If tenants fail to pay rent or other fees on time, they may be charged late fees.
- Operating Expenses
It is important for landlords and tenants to carefully review the lease agreement to understand the costs included and how they will be calculated and billed. In some cases, tenants may be able to negotiate the allocation of costs or the method of calculating these fees to meet their needs better.
Lease Length and Renewals
Lease length and renewals are important considerations for landlords and tenants in a commercial lease agreement in California.
The lease length refers to the duration of the lease agreement. Commercial leases in California can vary from a few months to several years, depending on the needs of the landlord and tenant. A longer lease term may provide more stability for both parties, while a shorter lease term may allow for greater flexibility in changing business needs or market conditions.
Commercial leases in California may include provisions for lease renewals. These provisions typically outline the terms and conditions under which the lease can be renewed, including the length of the renewal term, any changes to rent or additional costs, and any notice requirements.
Tenants may want to negotiate renewal options in their lease agreements to provide greater certainty and flexibility in their long-term business planning. Landlords may also benefit from renewals as they can avoid finding new tenants and keep their rental income steady.
It is important for both landlords and tenants to carefully review and negotiate lease length and renewal provisions in the lease agreement. Tenants should also be aware of any automatic renewal clauses that may be included, as these can result in unexpected costs and obligations. In addition, it is important to understand any notice requirements and deadlines for renewals to ensure that both parties have adequate time to negotiate new terms or find alternative arrangements if necessary.
- Commercial Lease Agreement: A legally binding document that outlines the terms and conditions of a lease for commercial property between the landlord and the tenant.
- Rent: The payment made by the tenant to the landlord for the use of the commercial property.
- Additional Costs: Expenses associated with the commercial property not covered by the base rent, such as utilities, property taxes, and maintenance fees.

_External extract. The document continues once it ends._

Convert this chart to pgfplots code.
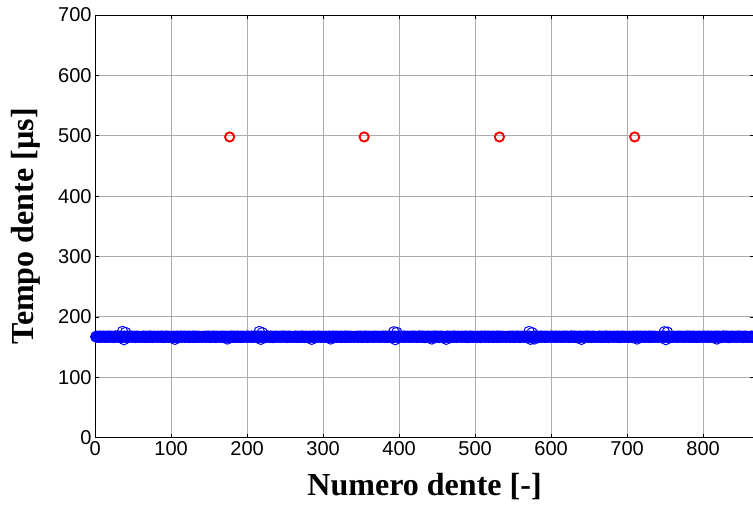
\documentclass[border=0pt]{standalone}
\usepackage{fontspec}
\setmainfont{Liberation Serif}
\newfontfamily\arialf{Liberation Sans}
\usepackage{pgfplots}
\pgfplotsset{compat=1.18}
\begin{document}
\begin{tikzpicture}
\begin{axis}[name=ax, scale only axis, width=658pt, height=422pt,
  xmin=0, xmax=867, ymin=0, ymax=700,
  xtick={0,100,...,800}, ytick={0,100,...,700},
  grid=major, grid style={gray!65, line width=0.8pt},
  tick align=inside, major tick length=4pt,
  axis line style={black, line width=1pt}, tick style={black, line width=0.6pt},
  ticklabel style={font=\arialf\fontsize{20}{24}\selectfont},
  /pgf/number format/assume math mode=true,
  xlabel={\bfseries Numero dente [-]}, ylabel={\bfseries Tempo dente [µs]},
  label style={font=\fontsize{32}{38}\selectfont},
  xlabel style={at={(axis description cs:0.5,-0.1374)}, anchor=base},
  ylabel style={at={(axis description cs:-0.1049,0.5)}, anchor=center},
  clip=true]
\addplot[only marks, mark=o, mark size=5.3pt, blue, mark options={line width=1pt}] coordinates {
(1,167.0) (2,167.6) (3,166.5) (4,167.2) (5,166.8) (6,167.9) (7,166.3) (8,167.4) (9,167.1) (10,166.6) (11,167.8) (12,166.9) (13,167.3) (14,166.2) (15,167.5) (16,167.0) (17,166.7) (18,168.0) (19,166.4) (20,167.3)
(21,166.9) (22,167.7) (23,166.6) (24,167.1) (25,166.1) (26,167.6) (27,168.1) (28,166.8) (29,167.2) (30,166.4) (31,167.9) (32,166.7) (33,167.5) (34,165.9) (35,167.1) (36,167.4) (37,166.5) (38,167.8) (39,166.6) (40,167.4)
(41,167.2) (42,166.8) (43,167.5) (44,166.3) (45,167.7) (46,166.9) (47,167.1) (48,168.0) (49,166.5) (50,167.3) (51,166.7) (52,167.6) (53,166.2) (54,167.4) (55,166.9) (56,167.8) (57,166.4) (58,167.2) (59,167.0) (60,166.6)
(61,166.7) (62,167.4) (63,166.9) (64,167.8) (65,166.2) (66,167.3) (67,166.6) (68,167.5) (69,167.0) (70,166.3) (71,167.7) (72,166.8) (73,167.9) (74,166.5) (75,167.2) (76,166.1) (77,167.6) (78,166.9) (79,167.4) (80,166.8)
(81,167.3) (82,166.5) (83,167.7) (84,166.9) (85,167.1) (86,166.4) (87,167.8) (88,166.7) (89,167.4) (90,166.0) (91,167.5) (92,167.1) (93,166.6) (94,167.9) (95,166.8) (96,167.3) (97,166.3) (98,167.6) (99,166.9) (100,167.2)
(101,166.8) (102,167.5) (103,166.4) (104,167.6) (105,166.9) (106,167.2) (107,166.1) (108,167.8) (109,166.7) (110,167.4) (111,167.0) (112,166.5) (113,167.9) (114,166.6) (115,167.3) (116,166.9) (117,167.7) (118,166.2) (119,167.5) (120,167.0)
(121,167.1) (122,166.6) (123,167.8) (124,166.3) (125,167.4) (126,167.0) (127,166.7) (128,167.6) (129,166.2) (130,167.9) (131,166.8) (132,167.3) (133,166.5) (134,167.7) (135,167.1) (136,166.4) (137,167.5) (138,166.9) (139,167.2) (140,166.7)
(141,166.6) (142,167.3) (143,167.0) (144,166.8) (145,167.7) (146,166.2) (147,167.5) (148,166.9) (149,167.8) (150,166.5) (151,167.1) (152,166.3) (153,167.6) (154,167.0) (155,166.7) (156,167.9) (157,166.6) (158,167.4) (159,166.1) (160,167.5)
(161,167.4) (162,166.9) (163,167.2) (164,166.5) (165,167.6) (166,167.1) (167,166.4) (168,167.8) (169,166.8) (170,167.3) (171,166.6) (172,167.7) (173,166.9) (174,167.0) (175,166.3) (176,167.5) (177,167.2) (178,166.7) (179,167.9) (180,166.6)
(181,166.9) (182,167.8) (183,166.3) (184,167.5) (185,166.7) (186,167.0) (187,167.9) (188,166.4) (189,167.2) (190,166.8) (191,167.6) (192,166.1) (193,167.4) (194,166.9) (195,167.7) (196,166.5) (197,167.1) (198,167.3) (199,166.6) (200,167.8)
(201,167.0) (202,167.6) (203,166.5) (204,167.2) (205,166.8) (206,167.9) (207,166.3) (208,167.4) (209,167.1) (210,166.6) (211,167.8) (212,166.9) (213,167.3) (214,166.2) (215,167.5) (216,167.0) (217,166.7) (218,168.0) (219,166.4) (220,167.3)
(221,166.9) (222,167.7) (223,166.6) (224,167.1) (225,166.1) (226,167.6) (227,168.1) (228,166.8) (229,167.2) (230,166.4) (231,167.9) (232,166.7) (233,167.5) (234,165.9) (235,167.1) (236,167.4) (237,166.5) (238,167.8) (239,166.6) (240,167.4)
(241,167.2) (242,166.8) (243,167.5) (244,166.3) (245,167.7) (246,166.9) (247,167.1) (248,168.0) (249,166.5) (250,167.3) (251,166.7) (252,167.6) (253,166.2) (254,167.4) (255,166.9) (256,167.8) (257,166.4) (258,167.2) (259,167.0) (260,166.6)
(261,166.7) (262,167.4) (263,166.9) (264,167.8) (265,166.2) (266,167.3) (267,166.6) (268,167.5) (269,167.0) (270,166.3) (271,167.7) (272,166.8) (273,167.9) (274,166.5) (275,167.2) (276,166.1) (277,167.6) (278,166.9) (279,167.4) (280,166.8)
(281,167.3) (282,166.5) (283,167.7) (284,166.9) (285,167.1) (286,166.4) (287,167.8) (288,166.7) (289,167.4) (290,166.0) (291,167.5) (292,167.1) (293,166.6) (294,167.9) (295,166.8) (296,167.3) (297,166.3) (298,167.6) (299,166.9) (300,167.2)
(301,166.8) (302,167.5) (303,166.4) (304,167.6) (305,166.9) (306,167.2) (307,166.1) (308,167.8) (309,166.7) (310,167.4) (311,167.0) (312,166.5) (313,167.9) (314,166.6) (315,167.3) (316,166.9) (317,167.7) (318,166.2) (319,167.5) (320,167.0)
(321,167.1) (322,166.6) (323,167.8) (324,166.3) (325,167.4) (326,167.0) (327,166.7) (328,167.6) (329,166.2) (330,167.9) (331,166.8) (332,167.3) (333,166.5) (334,167.7) (335,167.1) (336,166.4) (337,167.5) (338,166.9) (339,167.2) (340,166.7)
(341,166.6) (342,167.3) (343,167.0) (344,166.8) (345,167.7) (346,166.2) (347,167.5) (348,166.9) (349,167.8) (350,166.5) (351,167.1) (352,166.3) (353,167.6) (354,167.0) (355,166.7) (356,167.9) (357,166.6) (358,167.4) (359,166.1) (360,167.5)
(361,167.4) (362,166.9) (363,167.2) (364,166.5) (365,167.6) (366,167.1) (367,166.4) (368,167.8) (369,166.8) (370,167.3) (371,166.6) (372,167.7) (373,166.9) (374,167.0) (375,166.3) (376,167.5) (377,167.2) (378,166.7) (379,167.9) (380,166.6)
(381,166.9) (382,167.8) (383,166.3) (384,167.5) (385,166.7) (386,167.0) (387,167.9) (388,166.4) (389,167.2) (390,166.8) (391,167.6) (392,166.1) (393,167.4) (394,166.9) (395,167.7) (396,166.5) (397,167.1) (398,167.3) (399,166.6) (400,167.8)
(401,167.0) (402,167.6) (403,166.5) (404,167.2) (405,166.8) (406,167.9) (407,166.3) (408,167.4) (409,167.1) (410,166.6) (411,167.8) (412,166.9) (413,167.3) (414,166.2) (415,167.5) (416,167.0) (417,166.7) (418,168.0) (419,166.4) (420,167.3)
(421,166.9) (422,167.7) (423,166.6) (424,167.1) (425,166.1) (426,167.6) (427,168.1) (428,166.8) (429,167.2) (430,166.4) (431,167.9) (432,166.7) (433,167.5) (434,165.9) (435,167.1) (436,167.4) (437,166.5) (438,167.8) (439,166.6) (440,167.4)
(441,167.2) (442,166.8) (443,167.5) (444,166.3) (445,167.7) (446,166.9) (447,167.1) (448,168.0) (449,166.5) (450,167.3) (451,166.7) (452,167.6) (453,166.2) (454,167.4) (455,166.9) (456,167.8) (457,166.4) (458,167.2) (459,167.0) (460,166.6)
(461,166.7) (462,167.4) (463,166.9) (464,167.8) (465,166.2) (466,167.3) (467,166.6) (468,167.5) (469,167.0) (470,166.3) (471,167.7) (472,166.8) (473,167.9) (474,166.5) (475,167.2) (476,166.1) (477,167.6) (478,166.9) (479,167.4) (480,166.8)
(481,167.3) (482,166.5) (483,167.7) (484,166.9) (485,167.1) (486,166.4) (487,167.8) (488,166.7) (489,167.4) (490,166.0) (491,167.5) (492,167.1) (493,166.6) (494,167.9) (495,166.8) (496,167.3) (497,166.3) (498,167.6) (499,166.9) (500,167.2)
(501,166.8) (502,167.5) (503,166.4) (504,167.6) (505,166.9) (506,167.2) (507,166.1) (508,167.8) (509,166.7) (510,167.4) (511,167.0) (512,166.5) (513,167.9) (514,166.6) (515,167.3) (516,166.9) (517,167.7) (518,166.2) (519,167.5) (520,167.0)
(521,167.1) (522,166.6) (523,167.8) (524,166.3) (525,167.4) (526,167.0) (527,166.7) (528,167.6) (529,166.2) (530,167.9) (531,166.8) (532,167.3) (533,166.5) (534,167.7) (535,167.1) (536,166.4) (537,167.5) (538,166.9) (539,167.2) (540,166.7)
(541,166.6) (542,167.3) (543,167.0) (544,166.8) (545,167.7) (546,166.2) (547,167.5) (548,166.9) (549,167.8) (550,166.5) (551,167.1) (552,166.3) (553,167.6) (554,167.0) (555,166.7) (556,167.9) (557,166.6) (558,167.4) (559,166.1) (560,167.5)
(561,167.4) (562,166.9) (563,167.2) (564,166.5) (565,167.6) (566,167.1) (567,166.4) (568,167.8) (569,166.8) (570,167.3) (571,166.6) (572,167.7) (573,166.9) (574,167.0) (575,166.3) (576,167.5) (577,167.2) (578,166.7) (579,167.9) (580,166.6)
(581,166.9) (582,167.8) (583,166.3) (584,167.5) (585,166.7) (586,167.0) (587,167.9) (588,166.4) (589,167.2) (590,166.8) (591,167.6) (592,166.1) (593,167.4) (594,166.9) (595,167.7) (596,166.5) (597,167.1) (598,167.3) (599,166.6) (600,167.8)
(601,167.0) (602,167.6) (603,166.5) (604,167.2) (605,166.8) (606,167.9) (607,166.3) (608,167.4) (609,167.1) (610,166.6) (611,167.8) (612,166.9) (613,167.3) (614,166.2) (615,167.5) (616,167.0) (617,166.7) (618,168.0) (619,166.4) (620,167.3)
(621,166.9) (622,167.7) (623,166.6) (624,167.1) (625,166.1) (626,167.6) (627,168.1) (628,166.8) (629,167.2) (630,166.4) (631,167.9) (632,166.7) (633,167.5) (634,165.9) (635,167.1) (636,167.4) (637,166.5) (638,167.8) (639,166.6) (640,167.4)
(641,167.2) (642,166.8) (643,167.5) (644,166.3) (645,167.7) (646,166.9) (647,167.1) (648,168.0) (649,166.5) (650,167.3) (651,166.7) (652,167.6) (653,166.2) (654,167.4) (655,166.9) (656,167.8) (657,166.4) (658,167.2) (659,167.0) (660,166.6)
(661,166.7) (662,167.4) (663,166.9) (664,167.8) (665,166.2) (666,167.3) (667,166.6) (668,167.5) (669,167.0) (670,166.3) (671,167.7) (672,166.8) (673,167.9) (674,166.5) (675,167.2) (676,166.1) (677,167.6) (678,166.9) (679,167.4) (680,166.8)
(681,167.3) (682,166.5) (683,167.7) (684,166.9) (685,167.1) (686,166.4) (687,167.8) (688,166.7) (689,167.4) (690,166.0) (691,167.5) (692,167.1) (693,166.6) (694,167.9) (695,166.8) (696,167.3) (697,166.3) (698,167.6) (699,166.9) (700,167.2)
(701,166.8) (702,167.5) (703,166.4) (704,167.6) (705,166.9) (706,167.2) (707,166.1) (708,167.8) (709,166.7) (710,167.4) (711,167.0) (712,166.5) (713,167.9) (714,166.6) (715,167.3) (716,166.9) (717,167.7) (718,166.2) (719,167.5) (720,167.0)
(721,167.1) (722,166.6) (723,167.8) (724,166.3) (725,167.4) (726,167.0) (727,166.7) (728,167.6) (729,166.2) (730,167.9) (731,166.8) (732,167.3) (733,166.5) (734,167.7) (735,167.1) (736,166.4) (737,167.5) (738,166.9) (739,167.2) (740,166.7)
(741,166.6) (742,167.3) (743,167.0) (744,166.8) (745,167.7) (746,166.2) (747,167.5) (748,166.9) (749,167.8) (750,166.5) (751,167.1) (752,166.3) (753,167.6) (754,167.0) (755,166.7) (756,167.9) (757,166.6) (758,167.4) (759,166.1) (760,167.5)
(761,167.4) (762,166.9) (763,167.2) (764,166.5) (765,167.6) (766,167.1) (767,166.4) (768,167.8) (769,166.8) (770,167.3) (771,166.6) (772,167.7) (773,166.9) (774,167.0) (775,166.3) (776,167.5) (777,167.2) (778,166.7) (779,167.9) (780,166.6)
(781,166.9) (782,167.8) (783,166.3) (784,167.5) (785,166.7) (786,167.0) (787,167.9) (788,166.4) (789,167.2) (790,166.8) (791,167.6) (792,166.1) (793,167.4) (794,166.9) (795,167.7) (796,166.5) (797,167.1) (798,167.3) (799,166.6) (800,167.8)
(801,167.0) (802,167.6) (803,166.5) (804,167.2) (805,166.8) (806,167.9) (807,166.3) (808,167.4) (809,167.1) (810,166.6) (811,167.8) (812,166.9) (813,167.3) (814,166.2) (815,167.5) (816,167.0) (817,166.7) (818,168.0) (819,166.4) (820,167.3)
(821,166.9) (822,167.7) (823,166.6) (824,167.1) (825,166.1) (826,167.6) (827,168.1) (828,166.8) (829,167.2) (830,166.4) (831,167.9) (832,166.7) (833,167.5) (834,165.9) (835,167.1) (836,167.4) (837,166.5) (838,167.8) (839,166.6) (840,167.4)
(841,167.2) (842,166.8) (843,167.5) (844,166.3) (845,167.7) (846,166.9) (847,167.1) (848,168.0) (849,166.5) (850,167.3) (851,166.7) (852,167.6) (853,166.2) (854,167.4) (855,166.9) (856,167.8) (857,166.4) (858,167.2) (859,167.0) (860,166.6)
(861,166.7) (862,167.4) (863,166.9) (864,167.8) (865,166.2) (866,167.3) (867,166.6) (868,167.5)
(36,175.5) (38,162.5) (40,174.0) (216,175.5) (218,163.0) (220,173.5) (393,175.0) (395,162.5) (397,174.0)
(571,175.5) (573,163.0) (575,173.5) (749,175.0) (751,162.5) (753,174.5)
(105,163.0) (174,163.5) (285,163.0) (310,163.5) (443,163.5) (462,163.0) (578,163.5) (640,163.0) (713,163.5) (818,163.5)
};
\addplot[only marks, mark=o, mark size=4.6pt, red, mark options={line width=1.9pt}] coordinates {
(177,498) (354,498) (532,498) (710,498)
};
\end{axis}
\pgfresetboundingbox
\path ([shift={(-95pt,-68pt)}]ax.south west) rectangle ([shift={(-1pt,15pt)}]ax.north east);
\end{tikzpicture}
\end{document}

- Security Deposit: A sum of money paid by the tenant at the beginning of the lease to cover any damages or unpaid rent at the end of the lease.
- Lease Length: The duration of the lease agreement, usually stated in months or years.
- Renewals: The tenant can extend the lease agreement beyond its original term.
- Termination Clause: A provision in the lease agreement that outlines the circumstances under which either the landlord or the tenant can end the lease before its original term.
- Break Clause: A provision in the lease agreement that allows the tenant to end the lease before its original term, usually with a specific notice period.
- Rent Review: A provision in the lease agreement that allows the landlord to adjust the rent amount periodically, often in line with inflation.
- Repair and Maintenance Obligations: The responsibilities of the landlord and the tenant for the upkeep and repair of the commercial property.
- Subletting: The tenant leases all or part of the commercial property to another party.
- Assignment: Transfer the tenant's rights and obligations under the lease agreement to another party.
- Alterations: Changes made to the commercial property by the tenant during the lease term.
- Guarantor: A third party who agrees to be responsible for the tenant's obligations under the lease agreement.
- Indemnity Clause: A provision in the lease agreement that requires one party to compensate the other for any losses or damages incurred.
- Force Majeure Clause: A provision in the lease agreement that excuses the parties from performance under the contract in the event of unforeseeable circumstances beyond their control, such as natural disasters or acts of terrorism.
In conclusion, commercial lease terms are critical to any commercial lease agreement in California. From rent and additional costs to lease length and renewals, each term can significantly impact landlords' and tenants' financial and operational considerations.
It is important for both parties to carefully review and negotiate the terms of a commercial lease agreement to ensure that their needs and interests are fully represented. Tenants should be aware of their rights and responsibilities under California law and carefully consider the costs and obligations associated with the lease. On the other hand, landlords should be transparent and upfront about their expectations and obligations to avoid any misunderstandings or disputes.
Working with an experienced real estate attorney can help landlords and tenants navigate the complexities of commercial lease agreements and negotiate favorable terms that meet their unique needs and circumstances. By understanding the essential terms and provisions of a commercial lease agreement, both parties can achieve a mutually beneficial and successful leasing relationship.